Heron: Visual storytelling is language of web, if you don’t have images, you’re not telling the story the most effectively. We rely on a lot of regular people to bring to our attention. It’s important for organizations like The Wall Street Journal that doesn’t have staff photographers..  we look for a lot of user-generated photos. And sometimes if you can’t acquire photos legally, you will have to walk away.

Patel: You have to think about how you’re going to use it online, on air, Instagram has more than 100-million users – some were posting some very graphic photos after Empire State [building] shooting. These were images we couldn’t use.
De Rosa: None of the lawyers at law school for journalists could agree on what fair use of photos should be. Think we’re going to see more and more of the ability to embed pics in a more simple way, that will open up questions as to whether you should be taking those photos.
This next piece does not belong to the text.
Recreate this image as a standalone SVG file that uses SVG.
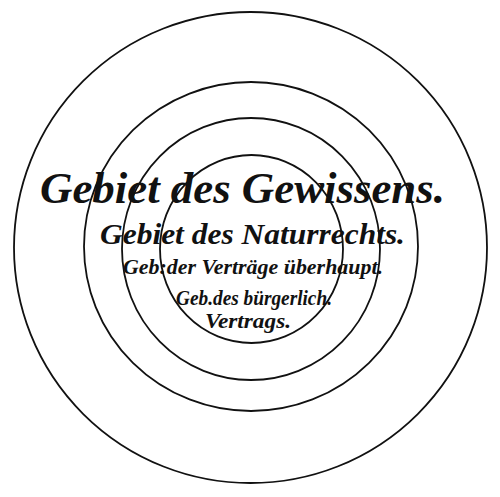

If you’re using in context of Twitter, it might be easier to use legally Though I admit, I’m not a lawyer.

Heron: Attribution is a huge problem with social media – you might not know where a photo comes from.

Carvin: I agree. I’ve seen scenarios where you think you found the person who took photo because they said they did, but it turns out they didn’t. They are just sharing it.
Heron: There are easy tools to see history of an image (cites Google image search and agrees  that ‘boots on the ground’ are best for images, but that not every newsroom can do this)

Carvin: We try to use social to be on the ground, and use crowd sourcing to tell the story if we can’t get to it

Q: Social media guidelines – Are we at the point we don’t need them anymore? Should these be shared with public?

Heron: My thinking has evolved. At the New York Times we said no we didn’t need a policy, things are moving so fast that anything we wrote down would be out of date.

Rather, we did one-on-one training. Now at the Wall Street Journal, journalists want a policy, they feel more comfortable knowing the rules of the road. I think you have to look at what your journalists need. It’s such an evolving area, guidelines can become out of date so quickly.
Carvin: We have a social media policy, some of them we have are because journalists begged for them at AP.

One of the examples were tips on how to do live tweeting. I and other journalists couldn’t understand why we can’t live tweet, so we learned we have to explain the parameters of tweeting.

Patel: You should have best practices vs. guidelines. [News organizations should] have a positive side of guidelines to journalists. Fast Company crowd sourced the rules of the road bringing in the community to help set up its guidelines.

De Rosa: If you Google ‘journalism handbook Reuters’ you’ll find [our guidelines]. The important thing is giving people the training, showing them how to get started … we also did crowd source what people think of our guidelines and we got positive feedback on that

Q: Do [Social Media Editors] need to exist? Do news organizations need a social media editor who strategizes, etc. or are we at the point that [they’ve] become irrelevant?

Heron: I still believe I don’t know if my job would exist in five years, I don’t think we’re there yet – that we can expect all journalists to know it. My hope is in five years [social media is] fully integrated and journalists do all of it.

Patel: I think that as newsrooms evolve they do need to become more social from ground up, but I think there’s a need for social media editor.

DeRosa: I think the job will evolve.  I don’t think the newsroom will have journalists embracing social media the way a social media editor does.

Heron: I think we all define what we do in different ways. I hope that if I do my job right I won’t have to training people any more, I feel that hopefully the job will evolve but a lot of the other things I do will be more of what top editors are doing

De Rosa: Everyone should be a social media editor within themselves and I think there needs to be an editor at the top to manage all those social media channels

Q: Should we use comments on a Facebook wall in a story?

Heron: I say yes, but it’s all about the framing. If something is sensitive, you may want to use your judgment so that you know the identity of who is saying it, etc.

De Rosa: You also have to worry about liability if they are saying something about somebody else.